WHAT YOU ARE ASKED TO DO: Leave out every picture, and retype exactly the lines from the line with "Output the component" through the line with "import * as", both ends included.

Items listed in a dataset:
________________

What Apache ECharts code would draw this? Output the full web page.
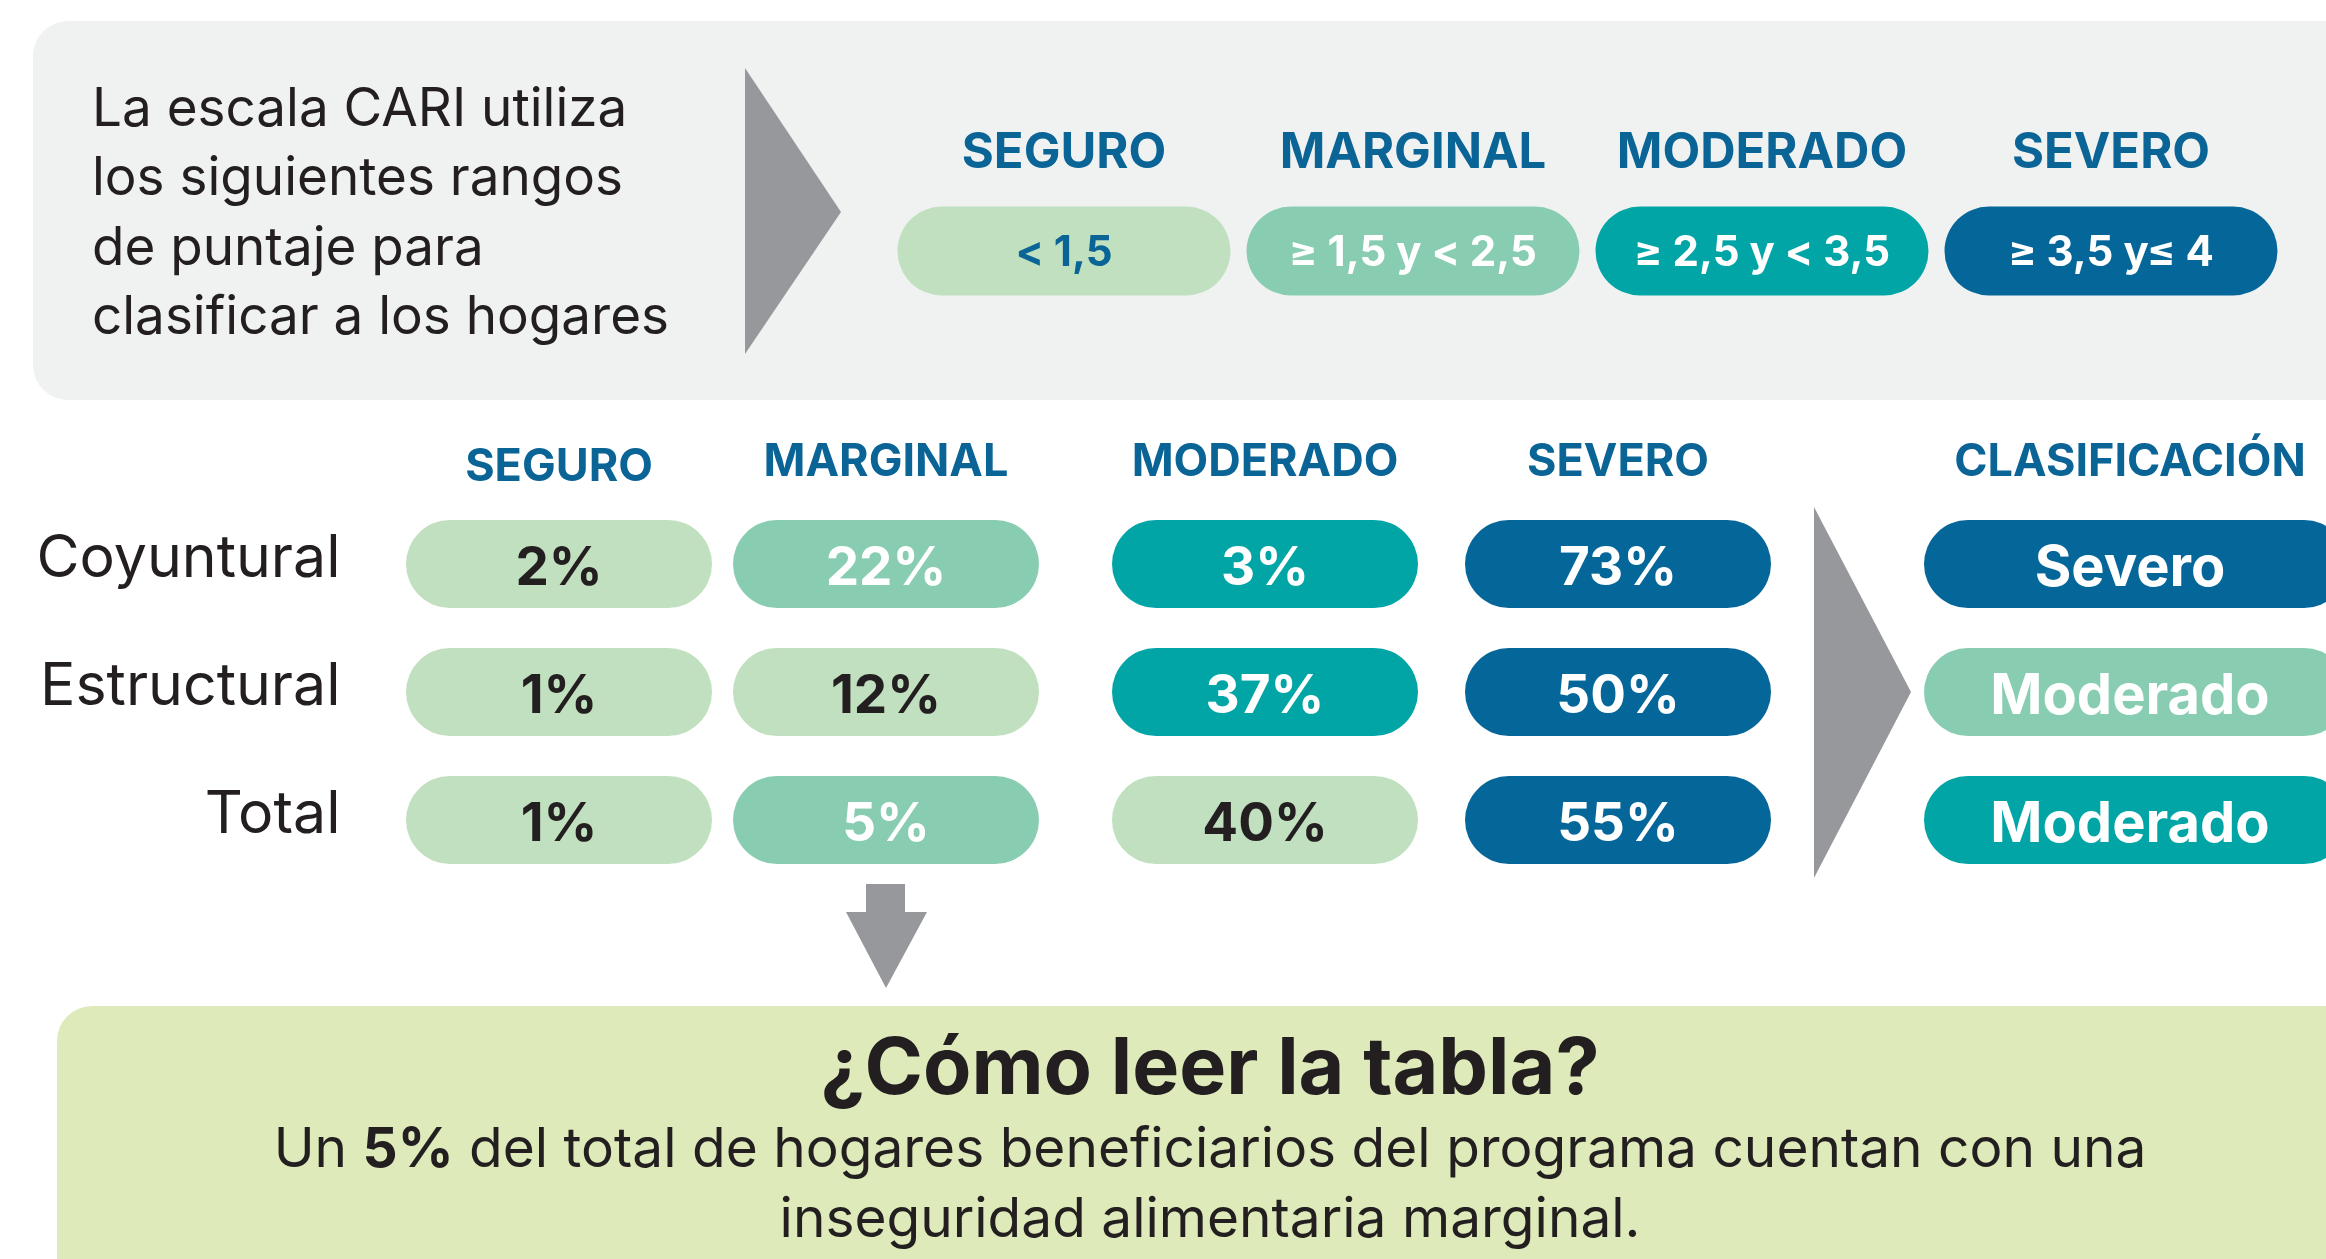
<!DOCTYPE html>
<html><head><meta charset="utf-8">
<script src="https://cdn.jsdelivr.net/npm/echarts@6/dist/echarts.min.js"></script>
<style>html,body{margin:0;padding:0;background:#fff;overflow:hidden}#c{width:2326px;height:1259px}</style>
</head><body><div id="c"></div>
<script>
// ---- data ----
const scaleLevels = ['SEGURO', 'MARGINAL', 'MODERADO', 'SEVERO'];
const scaleRanges = ['< 1,5', '≥ 1,5 y < 2,5', '≥ 2,5 y < 3,5', '≥ 3,5 y≤ 4'];
const tableColumns = ['SEGURO', 'MARGINAL', 'MODERADO', 'SEVERO'];
const householdGroups = ['Coyuntural', 'Estructural', 'Total'];
const pctCoyuntural = [2, 22, 3, 73];
const pctEstructural = [1, 12, 37, 50];
const pctTotal = [1, 5, 40, 55];
const toneCoyuntural = [0, 1, 2, 3];
const toneEstructural = [0, 0, 2, 3];
const toneTotal = [0, 1, 0, 3];
const classHeader = ['CLASIFICACIÓN'];
const classification = ['Severo', 'Moderado', 'Moderado'];
const classTone = [3, 1, 2];
const introLines = ['La escala CARI utiliza', 'los siguientes rangos', 'de puntaje para', 'clasificar a los hogares'];
const noteTitle = '¿Cómo leer la tabla?';
const noteValue = '5%';
const noteLine1 = ' del total de hogares beneficiarios del programa cuentan con una';
const noteLine2 = 'inseguridad alimentaria marginal.';

// ---- styles ----
const FONT = 'Inter';
const TONES = ['#c0e0bf', '#88cdb1', '#02a5a6', '#056699'];
const DARK = '#231f20';
const BLUE = '#0a6496';
const GREY = '#97989b';

const pctRows = [pctCoyuntural, pctEstructural, pctTotal];
const toneRows = [toneCoyuntural, toneEstructural, toneTotal];
const cellData = [];
pctRows.forEach((row, r) => row.forEach((v, c) => cellData.push([c, r, v, toneRows[r][c]])));
const classData = classification.map((v, r) => [0, r, v, classTone[r]]);
const rangeData = scaleRanges.map((v, i) => [i, 0, v, i]);

const colShift = [0, -26, 0, 0];

function pill(cx, cy, w, h, tone, text, size, textFill, textDx, textDy) {
  return {
    type: 'group',
    children: [
      { type: 'rect', shape: { x: cx - w / 2, y: cy - h / 2, width: w, height: h, r: h / 2 }, style: { fill: TONES[tone] } },
      { type: 'text', x: cx + (textDx || 0), y: cy + (textDy || 2), style: { text: text, fill: textFill, font: 'bold ' + size + 'px ' + FONT, align: 'center', verticalAlign: 'middle' } }
    ]
  };
}

const chart = echarts.init(document.getElementById('c'), null, { renderer: 'canvas' });

const hideAxis = { axisLine: { show: false }, axisTick: { show: false }, splitLine: { show: false } };

chart.setOption({
  animation: false,
  backgroundColor: '#ffffff',
  grid: [
    { left: 889.5, width: 1396, top: 206, height: 90 },
    { left: 382.5, width: 1412, top: 500, height: 384 },
    { left: 1934, width: 392, top: 500, height: 384 }
  ],
  xAxis: [
    Object.assign({ type: 'category', gridIndex: 0, data: scaleLevels, position: 'top',
      axisLabel: { interval: 0, margin: 53, verticalAlign: 'middle', color: BLUE, fontFamily: FONT, fontWeight: 'bold', fontSize: 49 } }, hideAxis),
    Object.assign({ type: 'category', gridIndex: 1, data: tableColumns, position: 'top',
      axisLabel: { interval: 0, margin: 38, verticalAlign: 'middle', color: BLUE, fontFamily: FONT, fontWeight: 'bold', fontSize: 45,
        formatter: (v, i) => '{c' + i + '|' + v + '}',
        rich: {
          c0: { padding: [11, 0, 0, 0], fontSize: 45, fontWeight: 'bold', fontFamily: FONT, color: BLUE },
          c1: { padding: [0, 52, 0, 0], fontSize: 45, fontWeight: 'bold', fontFamily: FONT, color: BLUE },
          c2: { fontSize: 45, fontWeight: 'bold', fontFamily: FONT, color: BLUE },
          c3: { fontSize: 45, fontWeight: 'bold', fontFamily: FONT, color: BLUE }
        } } }, hideAxis),
    Object.assign({ type: 'category', gridIndex: 2, data: classHeader, position: 'top',
      axisLabel: { interval: 0, margin: 38, verticalAlign: 'middle', color: BLUE, fontFamily: FONT, fontWeight: 'bold', fontSize: 45 } }, hideAxis)
  ],
  yAxis: [
    Object.assign({ type: 'category', gridIndex: 0, data: ['r'], axisLabel: { show: false } }, hideAxis),
    Object.assign({ type: 'category', gridIndex: 1, data: householdGroups, inverse: true,
      axisLabel: { interval: 0, margin: 42, color: DARK, fontFamily: FONT, fontSize: 59,
        formatter: v => '{r|' + v + '}',
        rich: { r: { padding: [0, 0, 10, 0], fontSize: 59, fontFamily: FONT, color: DARK } } } }, hideAxis),
    Object.assign({ type: 'category', gridIndex: 2, data: householdGroups, inverse: true, axisLabel: { show: false } }, hideAxis)
  ],
  graphic: [
    { type: 'rect', z: 0, shape: { x: 33, y: 21, width: 2330, height: 379, r: 35 }, style: { fill: '#f0f2f1' } },
    { type: 'polygon', z: 1, shape: { points: [[745, 68], [841, 212], [745, 354]] }, style: { fill: GREY } },
    ...introLines.map((t, i) => ({ type: 'text', z: 1, x: 92, y: 125 + i * 69.5 - 15,
      style: { text: t, fill: DARK, font: '53px ' + FONT, align: 'left', verticalAlign: 'middle' } })),
    { type: 'polygon', z: 1, shape: { points: [[1814, 507], [1911, 692], [1814, 878]] }, style: { fill: GREY } },
    { type: 'rect', z: 1, shape: { x: 866, y: 884, width: 39, height: 29 }, style: { fill: GREY } },
    { type: 'polygon', z: 1, shape: { points: [[846, 912], [927, 912], [886, 988]] }, style: { fill: GREY } },
    { type: 'rect', z: 0, shape: { x: 57, y: 1006, width: 2320, height: 320, r: 35 }, style: { fill: '#deeab9' } },
    { type: 'text', z: 1, x: 1210, y: 1070, style: { text: noteTitle, fill: DARK, font: 'bold 79px ' + FONT, align: 'center', verticalAlign: 'middle' } },
    { type: 'text', z: 1, x: 1210, y: 1150, style: { text: 'Un {b|' + noteValue + '}' + noteLine1, fill: DARK, font: '55px ' + FONT, align: 'center', verticalAlign: 'middle',
      rich: { b: { fontWeight: 'bold', fontSize: 55, fontFamily: FONT, fill: DARK } } } },
    { type: 'text', z: 1, x: 1210, y: 1220, style: { text: noteLine2, fill: DARK, font: '55px ' + FONT, align: 'center', verticalAlign: 'middle' } }
  ],
  series: [
    {
      type: 'custom', xAxisIndex: 0, yAxisIndex: 0, z: 5, data: rangeData,
      renderItem: (p, api) => {
        const c = api.coord([api.value(0), api.value(1)]);
        const tone = api.value(3);
        return pill(c[0], c[1], 333, 89, tone, scaleRanges[api.value(0)], 42, tone === 0 ? BLUE : '#ffffff');
      }
    },
    {
      type: 'custom', xAxisIndex: 1, yAxisIndex: 1, z: 5, data: cellData,
      renderItem: (p, api) => {
        const col = api.value(0);
        const c = api.coord([col, api.value(1)]);
        const tone = api.value(3);
        return pill(c[0] + colShift[col], c[1], 306, 88, tone, api.value(2) + '%', 53, tone === 0 ? DARK : '#ffffff', 0, 5);
      }
    },
    {
      type: 'custom', xAxisIndex: 2, yAxisIndex: 2, z: 5, clip: false, data: classData,
      renderItem: (p, api) => {
        const r = api.value(1);
        const c = api.coord([0, r]);
        const tone = api.value(3);
        return pill(c[0] + 6, c[1], 424, 88, tone, classification[r], 56, '#ffffff', -6, 5);
      }
    }
  ]
});
</script></body></html>
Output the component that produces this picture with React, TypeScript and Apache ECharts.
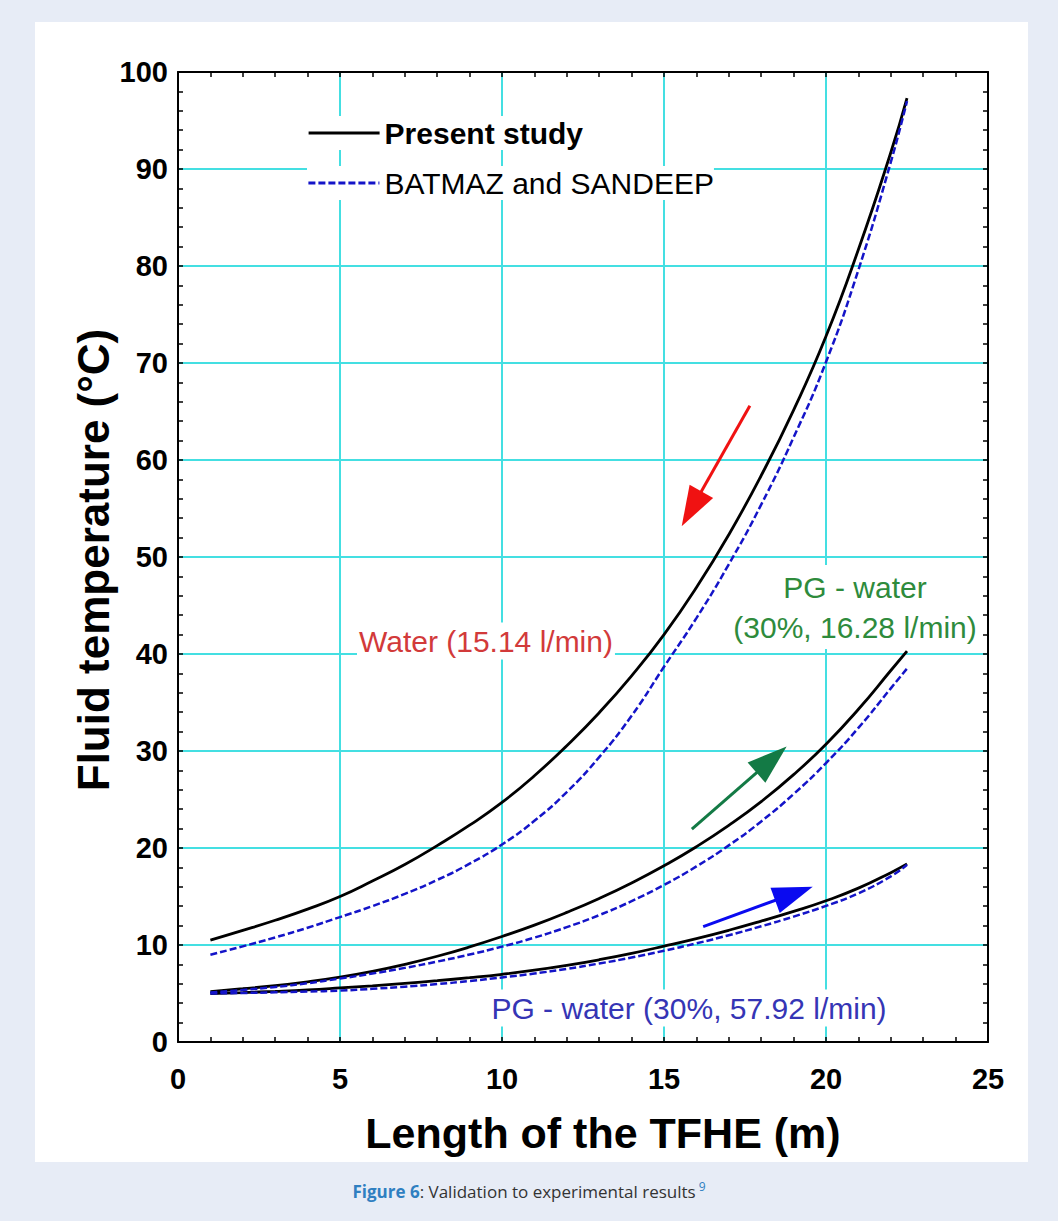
import React, { useEffect, useRef } from "react";
import * as echarts from "echarts";

// ---- data ----
const lengthX = [1, 2, 3, 4, 5, 6, 7, 8, 9, 10, 11, 12, 13, 14, 15, 16, 17, 18, 19, 20, 21, 22, 22.5];

const waterPresent = [10.5, 11.5, 12.55, 13.7, 15.0, 16.6, 18.3, 20.25, 22.35, 24.7, 27.45, 30.55, 33.95, 37.75, 42.0, 46.85, 52.3, 58.4, 65.15, 72.75, 81.7, 91.7, 97.3];
const waterBatmaz = [9.0, 9.86, 10.78, 11.78, 12.88, 14.01, 15.27, 16.71, 18.38, 20.36, 22.8, 25.77, 29.37, 33.63, 38.68, 43.7, 49.25, 55.4, 62.33, 70.1, 79.6, 90.7, 97.0];

const pg1628Present = [5.2, 5.49, 5.81, 6.21, 6.69, 7.29, 8.01, 8.84, 9.8, 10.88, 12.05, 13.36, 14.8, 16.4, 18.17, 20.13, 22.33, 24.78, 27.56, 30.7, 34.3, 38.3, 40.3];
const pg1628Batmaz = [5.1, 5.36, 5.68, 6.06, 6.54, 7.06, 7.64, 8.29, 9.02, 9.83, 10.76, 11.84, 13.08, 14.52, 16.19, 18.1, 20.27, 22.74, 25.56, 28.76, 32.38, 36.46, 38.5];

const pg5792Present = [5.0, 5.1, 5.22, 5.37, 5.57, 5.79, 6.04, 6.32, 6.63, 6.98, 7.4, 7.9, 8.48, 9.14, 9.88, 10.66, 11.52, 12.46, 13.46, 14.56, 15.86, 17.46, 18.36];
const pg5792Batmaz = [5.0, 5.05, 5.12, 5.2, 5.3, 5.48, 5.7, 5.97, 6.29, 6.66, 7.06, 7.54, 8.09, 8.71, 9.41, 10.17, 11.01, 11.93, 12.93, 14.03, 15.33, 17.08, 18.28];

// arrows (data coordinates: tail -> head)
const arrowWater = [[17.65, 65.6], [15.85, 54.97]];
const arrowPg1628 = [[15.86, 21.95], [18.32, 29.12]];
const arrowPg5792 = [[16.21, 11.9], [19.01, 15.31]];

const seriesPresent = "Present study";
const seriesBatmaz = "BATMAZ and SANDEEP";
const labelWater = "Water (15.14 l/min)";
const labelPg1628 = "PG - water\n(30%, 16.28 l/min)";
const labelPg5792 = "PG - water (30%, 57.92 l/min)";
const xName = "Length of the TFHE (m)";
const yName = "Fluid temperature (°C)";

const FONT = "'Liberation Sans', Arial, sans-serif";
const GRID_COLOR = "#44dfe2";

const pairs = (ys: number[]) => lengthX.map((x, i) => [x, ys[i]]);

const arrowMark = (pts: number[][], color: string) => ({
  silent: true,
  symbol: ["none", "triangle"],
  symbolSize: [27, 40],
  label: { show: false },
  lineStyle: { color, width: 3, type: "solid" },
  itemStyle: { color },
  emphasis: { disabled: true },
  data: [[{ coord: pts[0] }, { coord: pts[1] }]],
});

const presentLine = (data: number[][], arrow?: any) => ({
  name: seriesPresent,
  type: "line",
  data,
  symbol: "none",
  smooth: true,
  color: "#000",
  lineStyle: { color: "#000", width: 2.8, type: "solid" },
  z: 3,
  markLine: arrow,
});

const batmazLine = (data: number[][]) => ({
  name: seriesBatmaz,
  type: "line",
  data,
  symbol: "none",
  smooth: true,
  color: "#1414c8",
  lineStyle: { color: "#1414c8", width: 2.5, type: [7, 3] },
  z: 4,
});

const axisCommon = {
  axisLine: { show: true, onZero: false, lineStyle: { color: "#000", width: 2 } },
  axisTick: { show: true, inside: true, length: 5, lineStyle: { color: "#000", width: 1.5 } },
  minorTick: { show: true, splitNumber: 5, length: 5, lineStyle: { color: "#000", width: 1.5 } },
};

const legendCommon = {
  left: 307,
  orient: "vertical",
  padding: 0,
  itemWidth: 71,
  itemHeight: 20,
  selectedMode: false,
  backgroundColor: "#fff",
  itemStyle: { opacity: 0, borderWidth: 0 },
  textStyle: { fontSize: 30, color: "#000", fontFamily: FONT, lineHeight: 34 },
};

export default function App() {
  const ref = useRef<HTMLDivElement>(null);
  useEffect(() => {
    document.body.style.margin = "0";
    const chart = echarts.init(ref.current!, null, { renderer: "svg" });
    const option: any = {
      animation: false,
      backgroundColor: "transparent",
      grid: { left: 178, top: 72, width: 810, height: 970, containLabel: false },
      xAxis: [
        {
          type: "value",
          min: 0,
          max: 25,
          interval: 5,
          position: "bottom",
          ...axisCommon,
          splitLine: { show: true, lineStyle: { color: GRID_COLOR, width: 2 } },
          axisLabel: { margin: 22, fontSize: 29, fontWeight: "bold", color: "#000", fontFamily: FONT },
        },
        {
          type: "value",
          min: 0,
          max: 25,
          interval: 5,
          position: "top",
          ...axisCommon,
          splitLine: { show: false },
          axisLabel: { show: false },
        },
      ],
      yAxis: [
        {
          type: "value",
          min: 0,
          max: 100,
          interval: 10,
          position: "left",
          ...axisCommon,
          splitLine: { show: true, lineStyle: { color: GRID_COLOR, width: 2 } },
          axisLabel: { margin: 10, fontSize: 29, fontWeight: "bold", color: "#000", fontFamily: FONT },
        },
        {
          type: "value",
          min: 0,
          max: 100,
          interval: 10,
          position: "right",
          ...axisCommon,
          splitLine: { show: false },
          axisLabel: { show: false },
        },
      ],
      legend: [
        {
          ...legendCommon,
          top: 116,
          lineStyle: { width: 3.2 },
          data: [{ name: seriesPresent, textStyle: { fontWeight: "bold" } }],
        },
        {
          ...legendCommon,
          top: 166,
          lineStyle: { width: 2.8 },
          data: [seriesBatmaz],
        },
      ],
      series: [
        presentLine(pairs(waterPresent), arrowMark(arrowWater, "#f01212")),
        presentLine(pairs(pg1628Present), arrowMark(arrowPg1628, "#137a45")),
        presentLine(pairs(pg5792Present), arrowMark(arrowPg5792, "#0a0af0")),
        batmazLine(pairs(waterBatmaz)),
        batmazLine(pairs(pg1628Batmaz)),
        batmazLine(pairs(pg5792Batmaz)),
      ],
      graphic: [
        {
          type: "text",
          z: 1,
          x: 357,
          y: 641,
          style: {
            text: labelWater,
            fill: "#d23a3a",
            font: `30px ${FONT}`,
            align: "left",
            verticalAlign: "middle",
            backgroundColor: "#fff",
            padding: [3, 2, 4, 2],
          },
        },
        {
          type: "text",
          z: 1,
          x: 855,
          y: 607,
          style: {
            text: labelPg1628,
            fill: "#2e8b3c",
            font: `30px ${FONT}`,
            lineHeight: 40,
            align: "center",
            verticalAlign: "middle",
            backgroundColor: "#fff",
            padding: [2, 2, 2, 2],
          },
        },
        {
          type: "text",
          z: 1,
          x: 689,
          y: 1008,
          style: {
            text: labelPg5792,
            fill: "#3535b5",
            font: `30px ${FONT}`,
            align: "center",
            verticalAlign: "middle",
            backgroundColor: "#fff",
            padding: [3, 2, 4, 2],
          },
        },
        {
          type: "text",
          x: 603,
          y: 1133,
          style: {
            text: xName,
            fill: "#000",
            font: `bold 43px ${FONT}`,
            align: "center",
            verticalAlign: "middle",
          },
        },
        {
          type: "text",
          x: 93,
          y: 560,
          rotation: Math.PI / 2,
          style: {
            text: yName,
            fill: "#000",
            font: `bold 44px ${FONT}`,
            align: "center",
            verticalAlign: "middle",
          },
        },
        {
          type: "text",
          x: 529,
          y: 1191,
          style: {
            text: "{a|Figure 6}{b|: Validation to experimental results}{c|9}",
            align: "center",
            verticalAlign: "middle",
            rich: {
              a: { fontFamily: "'Open Sans', sans-serif", fontSize: 17, fontWeight: "bold", fill: "#2f7fc1", color: "#2f7fc1" },
              b: { fontFamily: "'Open Sans', sans-serif", fontSize: 17, fill: "#333", color: "#333" },
              c: { fontFamily: "'Open Sans', sans-serif", fontSize: 12, fill: "#2f7fc1", color: "#2f7fc1", verticalAlign: "top", padding: [0, 0, 10, 3] },
            },
          },
        },
      ],
    };
    chart.setOption(option);
    return () => chart.dispose();
  }, []);

  return (
    <div style={{ position: "absolute", left: 0, top: 0, width: 1058, height: 1221, background: "#e7ecf6", overflow: "hidden" }}>
      <div style={{ position: "absolute", left: 35, top: 22, width: 993, height: 1140, background: "#fff" }} />
      <div ref={ref} style={{ position: "absolute", left: 0, top: 0, width: 1058, height: 1221 }} />
    </div>
  );
}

________________

WRITTEN ANSWER:
Output the component that produces this picture with React, TypeScript and Apache ECharts.
import React, { useEffect, useRef } from "react";
import * as echarts from "echarts";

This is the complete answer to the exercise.